• **WORK INSTRUCTIONS**
Take the lines of the data below from the very first through the line containing "-400, -400, -393];" and output them exactly, pictures excluded.

• **AVAILABLE DATA**
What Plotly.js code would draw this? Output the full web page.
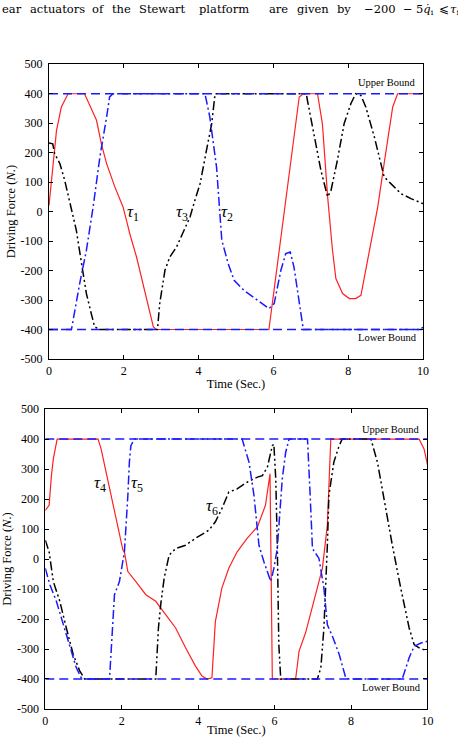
<!DOCTYPE html>
<html>
<head>
<meta charset="utf-8">
<script src="https://cdn.plot.ly/plotly-3.0.1.min.js"></script>
<style>html,body{margin:0;padding:0;background:#fff;}#chart{width:458px;height:737px;}</style>
</head>
<body>
<div id="chart"></div>
<script>
// ---- Top panel: tau1, tau2, tau3 ----
const tau1T = [0, 0.2, 0.33, 0.51, 0.95, 1.13, 1.27, 1.4, 1.54, 1.76, 1.98, 2.07, 2.16, 2.34, 2.6, 2.7, 2.79, 2.87, 5.88, 6.69, 6.8, 7.18, 7.31, 7.45, 7.58, 7.67, 7.85, 8.03, 8.2, 8.34, 8.47, 8.65, 8.79, 8.96, 9.19, 9.32, 10];
const tau1V = [21, 275, 355, 400, 400, 350, 310, 230, 163, 84, 16, -29, -75, -154, -290, -346, -391, -400, -400, 389, 400, 400, 298, 50, -131, -227, -278, -295, -295, -284, -199, -69, 16, 163, 355, 400, 400];

const tau2T = [0, 0.6, 0.82, 1.0, 1.18, 1.36, 1.54, 1.62, 1.71, 4.17, 4.3, 4.48, 4.62, 4.79, 4.95, 5.21, 5.57, 5.88, 6.02, 6.2, 6.33, 6.45, 6.55, 6.69, 6.8, 9.9, 10];
const tau2V = [-400, -400, -244, -131, 16, 185, 321, 389, 400, 400, 321, 151, -97, -176, -233, -267, -300, -329, -312, -199, -142, -137, -188, -312, -400, -400, -393];

const tau3T = [0, 0.1, 0.15, 0.29, 0.42, 0.55, 0.73, 0.87, 1.0, 1.13, 1.22, 1.36, 2.9, 2.96, 3.1, 3.23, 3.41, 3.59, 3.77, 3.9, 4.04, 4.21, 4.35, 4.44, 6.88, 6.91, 7.09, 7.27, 7.45, 7.54, 7.71, 7.89, 8.07, 8.2, 8.34, 8.47, 8.7, 8.87, 8.96, 9.14, 9.41, 9.68, 10];
const tau3V = [233, 230, 197, 163, 106, 38, -63, -176, -278, -346, -391, -400, -400, -312, -199, -154, -120, -69, -18, 38, 95, 208, 298, 400, 400, 377, 253, 140, 50, 72, 174, 298, 366, 400, 394, 355, 253, 163, 118, 95, 61, 44, 27];

// ---- Bottom panel: tau4, tau5, tau6 ----
const tau4T = [0, 0.1, 0.16, 0.21, 0.31, 1.38, 1.46, 1.59, 1.77, 1.94, 2.03, 2.07, 2.16, 2.37, 2.63, 2.89, 3.15, 3.41, 3.67, 3.93, 4.1, 4.23, 4.36, 4.45, 4.62, 4.8, 5.02, 5.28, 5.55, 5.76, 5.88, 5.94, 6.55, 6.64, 6.81, 7.03, 7.25, 7.38, 7.47, 9.78, 9.91, 10];
const tau4V = [162, 179, 278, 334, 400, 400, 367, 290, 179, 80, 30, 24, -42, -75, -119, -141, -186, -230, -296, -357, -390, -400, -396, -208, -97, -31, 24, 69, 107, 179, 284, -400, -400, -307, -246, -141, -31, 113, 400, 400, 367, 315];

const tau5T = [0, 0.12, 0.29, 0.47, 0.64, 0.81, 0.94, 1.03, 1.68, 1.81, 1.94, 2.07, 2.16, 2.2, 2.24, 2.33, 5.15, 5.33, 5.46, 5.59, 5.72, 5.9, 5.98, 6.07, 6.2, 6.29, 6.38, 6.86, 6.93, 6.99, 7.16, 7.29, 7.38, 7.51, 7.69, 7.86, 7.95, 9.34, 9.52, 9.65, 9.83, 10];
const tau5V = [-31, -86, -141, -219, -296, -362, -396, -400, -400, -119, -75, 24, 212, 323, 378, 400, 400, 323, 212, 46, -9, -75, -31, 35, 267, 356, 400, 400, 212, 35, 2, -97, -219, -257, -318, -396, -400, -400, -329, -291, -280, -274];

const tau6T = [0, 0.1, 0.21, 0.38, 0.55, 0.73, 0.9, 1.03, 2.89, 2.96, 3.02, 3.11, 3.24, 3.41, 3.67, 3.93, 4.28, 4.45, 4.62, 4.8, 5.02, 5.28, 5.55, 5.68, 5.81, 5.94, 5.98, 6.03, 6.07, 6.11, 6.16, 7.12, 7.21, 7.29, 7.38, 7.42, 7.55, 7.69, 7.77, 8.52, 8.69, 8.86, 9.08, 9.3, 9.52, 9.65, 9.78, 10];
const tau6V = [63, 24, -75, -141, -230, -318, -373, -400, -400, -230, -152, -64, 13, 35, 46, 69, 96, 124, 168, 223, 234, 256, 273, 278, 306, 378, 383, 267, 46, -285, -400, -400, -362, -230, 46, 212, 323, 378, 400, 400, 323, 201, 46, -97, -230, -285, -296, -307];

// ---- Bounds ----
const boundT = [0, 10];
const upperBound = [400, 400];
const lowerBound = [-400, -400];

// ---- Ticks ----
const xTicks = [0, 2, 4, 6, 8, 10];
const xTickText = ["0", "2", "4", "6", "8", "10"];
const yTicks = [-500, -400, -300, -200, -100, 0, 100, 200, 300, 400, 500];
const yTickText = ["-500", "-400", "-300", "-200", "-100", "0", "100", "200", "300", "400", "500"];

// ---- Header sentence (justified words) ----
const headerWords = ["ear", "actuators", "of", "the", "Stewart", "platform", "are", "given", "by",
                     "−200", "−", "5<i>q̇</i><sub>i</sub>", "⩽", "<i>τ</i><sub>i</sub>"];
const headerLeftPx = [0, 28, 90, 110, 137, 197, 267, 295, 335, 362, 401, 414, 437, 448];

const FONT = "Liberation Serif";
const HFONT = "DejaVu Serif";
const RED = "#ff2020";
const BLUE = "#1a1aff";
const BLACK = "#000000";
const dashDot = "9px,3px,2px,3px";
const dashDotDot = "9px,3px,2px,3px,2px,3px";
const dashed = "9px,5px";

function tr(x, y, color, dash, w, xa, ya) {
  return {x: x, y: y, xaxis: xa, yaxis: ya, mode: "lines", hoverinfo: "skip",
          line: {color: color, dash: dash, width: w}, showlegend: false};
}

const data = [
  tr(tau1T, tau1V, RED, "solid", 1.2, "x", "y"),
  tr(tau3T, tau3V, BLACK, dashDotDot, 1.5, "x", "y"),
  tr(tau2T, tau2V, BLUE, dashDot, 1.5, "x", "y"),
  tr(boundT, upperBound, BLUE, dashed, 1.5, "x", "y"),
  tr(boundT, lowerBound, BLUE, dashed, 1.5, "x", "y"),
  tr(tau4T, tau4V, RED, "solid", 1.2, "x2", "y2"),
  tr(tau6T, tau6V, BLACK, dashDotDot, 1.5, "x2", "y2"),
  tr(tau5T, tau5V, BLUE, dashDot, 1.5, "x2", "y2"),
  tr(boundT, upperBound, BLUE, dashed, 1.5, "x2", "y2"),
  tr(boundT, lowerBound, BLUE, dashed, 1.5, "x2", "y2")
];

function xax(domain, anchor) {
  return {domain: domain, anchor: anchor, range: [0, 10], tickvals: xTicks, ticktext: xTickText,
          ticks: "inside", ticklen: 4, tickcolor: "#000", showline: true, linecolor: "#000", linewidth: 1,
          mirror: "ticks", showgrid: false, zeroline: false, ticklabelstandoff: 1,
          tickfont: {family: FONT, size: 12, color: "#000"},
          title: {text: "Time (Sec.)", font: {family: FONT, size: 12.5, color: "#000"}, standoff: 1}};
}
function yax(domain, anchor) {
  return {domain: domain, anchor: anchor, range: [-500, 500], tickvals: yTicks, ticktext: yTickText,
          ticks: "inside", ticklen: 4, tickcolor: "#000", showline: true, linecolor: "#000", linewidth: 1,
          mirror: "ticks", showgrid: false, zeroline: false, ticklabelstandoff: 3,
          tickfont: {family: FONT, size: 12, color: "#000"},
          title: {text: "Driving Force (<i>N</i>.)", font: {family: FONT, size: 12.5, color: "#000"}, standoff: 2}};
}

function tauNote(x, y, n, xr, yr) {
  return {x: x, y: y, xref: xr, yref: yr, text: "<i>τ</i><sub>" + n + "</sub>", showarrow: false,
          font: {family: FONT, size: 17, color: "#000"}};
}
function boundNote(y, txt, xr, yr) {
  return {x: 9.05, y: y, xref: xr, yref: yr, text: txt, showarrow: false,
          font: {family: FONT, size: 10.5, color: "#000"}};
}

const W = 458, H = 737;
const headerNotes = headerWords.map((w, i) => ({
  x: headerLeftPx[i] / W, y: 1 - 9 / H, xref: "paper", yref: "paper",
  xanchor: "left", yanchor: "middle", showarrow: false, text: w,
  font: {family: HFONT, size: 11.5, color: "#000"}
}));

const layout = {
  width: W, height: H,
  margin: {l: 0, r: 0, t: 0, b: 0},
  paper_bgcolor: "#fff", plot_bgcolor: "#fff",
  showlegend: false,
  xaxis: xax([0.107, 0.9236], "y"),
  yaxis: yax([0.5129, 0.9128], "x"),
  xaxis2: xax([0.0989, 0.9334], "y2"),
  yaxis2: yax([0.038, 0.445], "x2"),
  annotations: headerNotes.concat([
    tauNote(2.25, -5, 1, "x", "y"),
    tauNote(3.55, -5, 3, "x", "y"),
    tauNote(4.75, -5, 2, "x", "y"),
    boundNote(437, "Upper Bound", "x", "y"),
    boundNote(-428, "Lower Bound", "x", "y"),
    tauNote(1.42, 250, 4, "x2", "y2"),
    tauNote(2.4, 250, 5, "x2", "y2"),
    tauNote(4.36, 175, 6, "x2", "y2"),
    boundNote(433, "Upper Bound", "x2", "y2"),
    boundNote(-430, "Lower Bound", "x2", "y2")
  ])
};

Plotly.newPlot("chart", data, layout, {staticPlot: true, displayModeBar: false});
</script>
</body>
</html>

• **EXPECTED OUTPUT**
What Plotly.js code would draw this? Output the full web page.
<!DOCTYPE html>
<html>
<head>
<meta charset="utf-8">
<script src="https://cdn.plot.ly/plotly-3.0.1.min.js"></script>
<style>html,body{margin:0;padding:0;background:#fff;}#chart{width:458px;height:737px;}</style>
</head>
<body>
<div id="chart"></div>
<script>
// ---- Top panel: tau1, tau2, tau3 ----
const tau1T = [0, 0.2, 0.33, 0.51, 0.95, 1.13, 1.27, 1.4, 1.54, 1.76, 1.98, 2.07, 2.16, 2.34, 2.6, 2.7, 2.79, 2.87, 5.88, 6.69, 6.8, 7.18, 7.31, 7.45, 7.58, 7.67, 7.85, 8.03, 8.2, 8.34, 8.47, 8.65, 8.79, 8.96, 9.19, 9.32, 10];
const tau1V = [21, 275, 355, 400, 400, 350, 310, 230, 163, 84, 16, -29, -75, -154, -290, -346, -391, -400, -400, 389, 400, 400, 298, 50, -131, -227, -278, -295, -295, -284, -199, -69, 16, 163, 355, 400, 400];

const tau2T = [0, 0.6, 0.82, 1.0, 1.18, 1.36, 1.54, 1.62, 1.71, 4.17, 4.3, 4.48, 4.62, 4.79, 4.95, 5.21, 5.57, 5.88, 6.02, 6.2, 6.33, 6.45, 6.55, 6.69, 6.8, 9.9, 10];
const tau2V = [-400, -400, -244, -131, 16, 185, 321, 389, 400, 400, 321, 151, -97, -176, -233, -267, -300, -329, -312, -199, -142, -137, -188, -312, -400, -400, -393];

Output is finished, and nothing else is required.